Thursday, July 20, 2006

Stem-Cell Conference At The Vatican

With the stem-cell research debate heating up in America, it's good to know the Vatican is open-minded to this debate. It even sponsored a conference to discuss this important issue:

By The Universe: A new scientific conference sponsored by the World Federation of Catholic Medical organisations and the Office of the Roman Curia is expected to reveal that Embryonic Stem Cell research is light years away from providing the medical benefits that can be achieved through non-embryonic stem cell research.

Speakers to the conference, which will be held in Rome in September, will present their findings and may also be granted an audience with Pope Benedict. Professor of Regenerative Medicine at Newcastle University Dr Colin McGuckin, who will be speaking about his own research into using the possibilities offered by stem cell research said that by using cord blood from new-born babies, people in need of organ transplants could benefits greatly from the research, which has been developed over the past 15 years in the UK.

"This is better for humanity," he said.

It's definilely better for humanity. Science is what keeps me closer to God and never made me run away from him.

He then adds:

"There are not enough embryonic stem cells available to provide the right tissue type for everyone. But with 100 million babies born every year we have a vast supply of cord blood stem cells, which should be able to provide enough tissue for everyone.

"Embryonic stem cell research cannot compete with the benefits of cord blood."
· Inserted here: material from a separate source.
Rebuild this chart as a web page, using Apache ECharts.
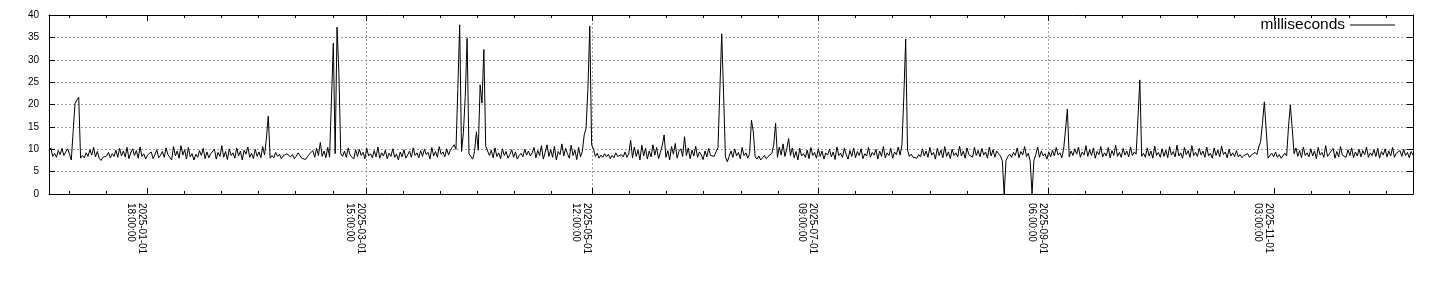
<!DOCTYPE html>
<html>
<head>
<meta charset="utf-8">
<script src="https://cdn.jsdelivr.net/npm/echarts@6/dist/echarts.min.js"></script>
<style>
html,body{margin:0;padding:0;background:#fff;}
#chart{width:1440px;height:300px;}
</style>
</head>
<body>
<div id="chart"></div>
<script>
// ---- data ----
const seriesName = 'milliseconds';
const startTime = '2024-12-06 09:00:00';   // first sample (UTC)
const endTime = '2025-12-08 09:00:00';     // last sample (UTC)
const stepHours = 12;                       // sampling interval
const majorTickLabels = ['2025-01-01 18:00:00','2025-03-01 15:00:00','2025-05-01 12:00:00','2025-07-01 09:00:00','2025-09-01 06:00:00','2025-11-01 03:00:00'];
const priorMajorTick = '2024-11-01 21:00:00';
const minorTickDays = [10,20,30,40,50];
const values = [
9.6,10.3,8.4,9.1,8.2,9.7,8.8,10.2,8.6,9.4,10.1,8.9,7.6,14.0,20.2,21.0,21.6,8.0,8.6,8.1,
9.2,8.4,9.9,8.7,10.4,8.3,9.5,8.0,7.5,8.2,7.8,8.5,9.3,8.1,9.0,8.4,9.8,8.2,10.2,8.5,
9.6,8.3,10.4,7.9,9.2,10.1,8.6,9.7,8.0,10.5,8.4,9.0,7.8,8.7,8.3,9.4,7.9,8.8,9.9,8.1,
8.6,9.5,8.2,10.3,8.8,9.1,7.6,10.6,8.5,9.6,8.0,10.8,8.7,9.9,7.8,10.4,8.3,9.0,7.6,8.9,
8.2,9.7,8.6,10.2,7.9,9.4,8.1,9.0,8.6,10.0,7.8,9.3,8.4,10.8,8.2,9.5,7.7,10.1,8.6,9.2,
8.0,10.3,8.5,9.6,7.6,9.8,8.9,10.5,8.2,9.1,7.9,10.0,8.4,9.4,8.1,10.6,8.7,12.5,17.4,8.0,
8.6,8.1,9.3,8.4,8.9,7.9,8.5,8.2,9.0,8.7,8.3,8.8,7.9,8.4,9.2,8.6,8.0,7.6,7.7,8.3,
8.9,8.5,9.7,8.2,10.2,8.6,11.5,8.4,9.6,8.1,10.4,8.3,21.0,33.7,9.0,37.3,27.0,9.0,8.4,9.6,
8.2,10.3,8.7,9.1,7.8,9.9,8.4,10.0,8.6,9.3,7.9,10.2,8.5,9.0,8.1,9.7,8.3,10.5,8.0,9.2,
8.5,9.8,7.9,9.1,8.4,10.1,8.2,8.9,7.6,9.4,8.3,9.9,8.0,8.7,9.6,8.2,10.3,8.6,9.2,8.1,
9.7,8.4,10.0,8.8,9.3,7.8,10.4,8.5,9.5,8.2,10.6,8.9,9.4,8.3,10.1,8.7,9.8,10.4,11.0,10.0,
23.6,37.8,9.5,13.7,21.8,34.8,9.0,8.4,7.8,9.5,13.9,9.8,24.4,20.3,32.3,10.7,10.5,8.6,9.8,8.1,
10.3,8.4,9.2,7.9,10.1,8.6,9.5,8.0,8.8,9.9,8.2,9.4,7.8,8.6,9.1,8.3,10.0,8.7,9.6,8.5,
9.2,10.4,8.1,9.7,8.6,10.8,7.8,9.3,11.0,8.4,9.9,8.2,10.6,7.6,9.5,8.8,11.2,8.5,10.2,9.0,
8.0,10.9,8.6,9.8,7.7,10.4,8.3,9.5,13.2,14.7,23.5,37.5,11.0,10.0,8.4,9.1,8.0,8.7,8.2,9.0,
8.3,8.9,7.9,8.6,8.1,9.2,8.4,8.0,8.8,8.3,9.4,8.2,9.0,12.0,8.1,10.5,8.4,9.8,7.6,10.9,
8.5,10.2,7.8,9.6,8.3,11.0,8.7,10.4,7.9,9.3,10.8,13.2,8.2,9.7,7.6,10.6,8.9,11.3,8.0,9.5,
10.1,8.4,12.8,8.6,10.3,7.9,9.8,8.5,10.7,8.2,9.4,8.8,7.7,9.6,8.3,10.2,8.6,9.0,8.4,9.5,
10.4,23.2,35.8,22.3,8.3,7.2,7.5,9.6,8.2,10.1,8.5,9.3,7.9,10.4,8.6,9.2,8.0,9.0,16.5,13.9,
8.3,7.8,8.5,7.6,8.1,8.6,7.9,8.4,8.0,9.1,11.0,15.8,8.2,10.5,8.7,11.2,8.4,10.0,12.4,8.6,
10.3,8.1,9.5,7.6,10.2,8.5,9.0,8.2,9.8,7.9,10.4,8.6,9.3,8.0,10.1,8.4,9.6,7.8,9.2,8.7,
10.0,8.3,9.4,7.7,10.5,8.6,9.1,8.2,10.2,8.8,7.8,9.7,8.4,10.3,8.1,9.5,8.6,10.1,7.9,9.0,
8.5,10.4,8.2,9.3,8.7,10.0,7.8,9.6,8.4,10.6,8.1,9.2,8.6,10.2,8.0,9.4,8.8,10.5,8.7,11.0,
21.8,34.6,9.8,8.4,8.9,8.2,8.6,8.0,8.8,8.3,10.1,8.5,9.6,8.2,10.4,8.7,9.3,7.8,10.2,8.6,
9.8,8.1,10.6,8.4,9.4,7.9,10.0,8.6,9.2,8.3,10.7,8.5,9.6,8.0,10.3,8.8,9.1,8.2,10.4,8.6,
9.7,8.3,10.2,8.7,9.4,8.0,10.5,8.5,9.9,8.2,9.6,9.0,8.5,7.4,0,7.5,8.4,8.9,8.2,9.3,
8.6,10.3,8.1,9.5,8.7,10.6,8.4,9.1,7.3,0,7.5,8.8,10.5,8.2,9.6,8.5,9.0,7.8,9.4,8.3,
9.8,8.5,10.4,8.7,9.2,8.1,10.0,14.3,19.0,8.3,9.6,8.6,10.1,8.9,10.5,8.2,9.4,8.7,10.8,8.4,
9.9,8.6,10.3,8.0,9.5,8.8,10.6,8.3,9.2,8.5,10.4,8.1,9.7,8.6,10.9,8.4,9.3,8.2,10.2,8.7,
9.6,8.3,10.5,8.6,9.4,8.9,17.0,25.5,8.4,9.1,8.2,10.3,8.5,9.6,8.0,10.7,8.6,9.3,8.2,10.1,
8.4,9.8,8.1,10.6,8.7,9.5,8.3,10.9,8.5,9.2,8.0,10.4,8.8,9.7,8.2,10.8,8.6,9.3,8.4,10.2,
8.7,9.6,8.2,10.5,8.5,9.1,8.0,10.3,8.6,9.8,8.3,10.7,8.8,9.4,8.1,10.0,8.5,9.2,8.4,9.7,
8.3,8.8,8.1,8.6,8.4,9.0,8.2,8.7,8.5,9.3,8.8,10.5,11.7,15.8,20.6,14.3,8.0,8.6,9.1,8.3,
9.4,8.2,8.8,8.0,8.5,9.1,8.5,15.0,19.9,14.7,9.0,10.3,8.4,9.7,8.1,10.5,8.6,9.2,8.3,10.1,
8.5,9.6,7.9,10.4,8.7,9.3,8.2,10.8,8.4,9.0,8.6,10.2,8.0,9.5,8.3,10.6,8.7,9.1,8.2,9.9,
8.6,10.3,8.1,9.4,8.5,10.0,8.3,9.7,8.8,10.5,8.2,9.2,8.6,9.9,8.4,10.2,8.0,9.5,8.7,10.1,
8.3,9.6,8.5,10.4,8.2,9.1,8.8,9.7,8.4,10.0,8.6,9.3,8.1,9.5,8.7
];

// ---- build ----
const parseUTC = s => Date.parse(s.replace(' ', 'T') + 'Z');
const DAY = 86400000;
const tMin = parseUTC(startTime);
const tMax = parseUTC(endTime);
const seriesData = values.map((v, i) => [tMin + i * stepHours * 3600000, v]);
const majors = majorTickLabels.map(parseUTC);
const minors = [];
[parseUTC(priorMajorTick)].concat(majors).forEach(m => {
  minorTickDays.forEach(d => { const t = m + d * DAY; if (t > tMin && t < tMax) minors.push(t); });
});
const pad = n => String(n).padStart(2, '0');
const fmt = v => {
  const d = new Date(v);
  return d.getUTCFullYear() + '-' + pad(d.getUTCMonth() + 1) + '-' + pad(d.getUTCDate()) + '\n' +
    pad(d.getUTCHours()) + ':' + pad(d.getUTCMinutes()) + ':' + pad(d.getUTCSeconds());
};
const FONT = "'Liberation Sans', Arial, sans-serif";
const gridLine = { show: true, showMinLine: false, showMaxLine: false, lineStyle: { color: '#a0a0a0', width: 1, type: [2, 2] } };
const border = { show: true, lineStyle: { color: '#000', width: 1 } };
const baseX = (pos, ticks, len, opts) => Object.assign({
  type: 'value', position: pos, min: tMin, max: tMax,
  axisLine: { show: false },
  axisTick: { show: true, inside: true, length: len, customValues: ticks, lineStyle: { color: '#000', width: 1 } },
  axisLabel: { show: false },
  splitLine: { show: false }
}, opts || {});

const chart = echarts.init(document.getElementById('chart'), null, { renderer: 'canvas' });
chart.setOption({
  animation: false,
  backgroundColor: '#fff',
  textStyle: { fontFamily: FONT },
  grid: { left: 49, right: 27, top: 15, bottom: 106, containLabel: false },
  legend: {
    show: true, right: 45, top: 17, padding: 0, align: 'right',
    itemWidth: 45, itemHeight: 1, itemGap: 0,
    textStyle: { fontFamily: FONT, fontSize: 15.5, color: '#000' },
    data: [{ name: seriesName, icon: 'rect', itemStyle: { color: '#000' } }]
  },
  xAxis: [
    baseX('bottom', majors, 6, {
      axisLine: border,
      axisLabel: {
        show: true, customValues: majors, formatter: fmt, rotate: -90,
        align: 'left', verticalAlign: 'top', fontSize: 10, lineHeight: 11,
        margin: 9, color: '#000', fontFamily: FONT
      },
      splitLine: gridLine
    }),
    baseX('bottom', minors, 3),
    baseX('top', majors, 6, { axisLine: border }),
    baseX('top', minors, 3)
  ],
  yAxis: [
    {
      type: 'value', position: 'left', min: 0, max: 40, interval: 5,
      axisLine: border,
      axisTick: { show: true, inside: true, length: 6, lineStyle: { color: '#000' } },
      axisLabel: { show: true, fontSize: 10, margin: 10, color: '#000', fontFamily: FONT },
      splitLine: gridLine
    },
    {
      type: 'value', position: 'right', min: 0, max: 40, interval: 5,
      axisLine: border,
      axisTick: { show: true, inside: true, length: 6, lineStyle: { color: '#000' } },
      axisLabel: { show: false },
      splitLine: { show: false }
    }
  ],
  series: [{
    name: seriesName, type: 'line', xAxisIndex: 0, yAxisIndex: 0,
    data: seriesData, showSymbol: false, symbol: 'none',
    lineStyle: { color: '#000', width: 1 }, itemStyle: { color: '#000' },
    emphasis: { disabled: true }
  }]
});
</script>
</body>
</html>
He added: "As I understand it, as a Catholic, we are into forgiveness and understanding and also as a scientist, I promote what I feel is a workable stem cell group - cord blood stem cells. It is not my place to advise the church on policy, but rather to explain to them what the alternatives are and what can be realistically be done with cord blood - which is already a lot."

Read more...

With constructive debate, we can reach a middle ground that would benefit millions of people who are waiting for an advancement in this field of science to cure their diseases.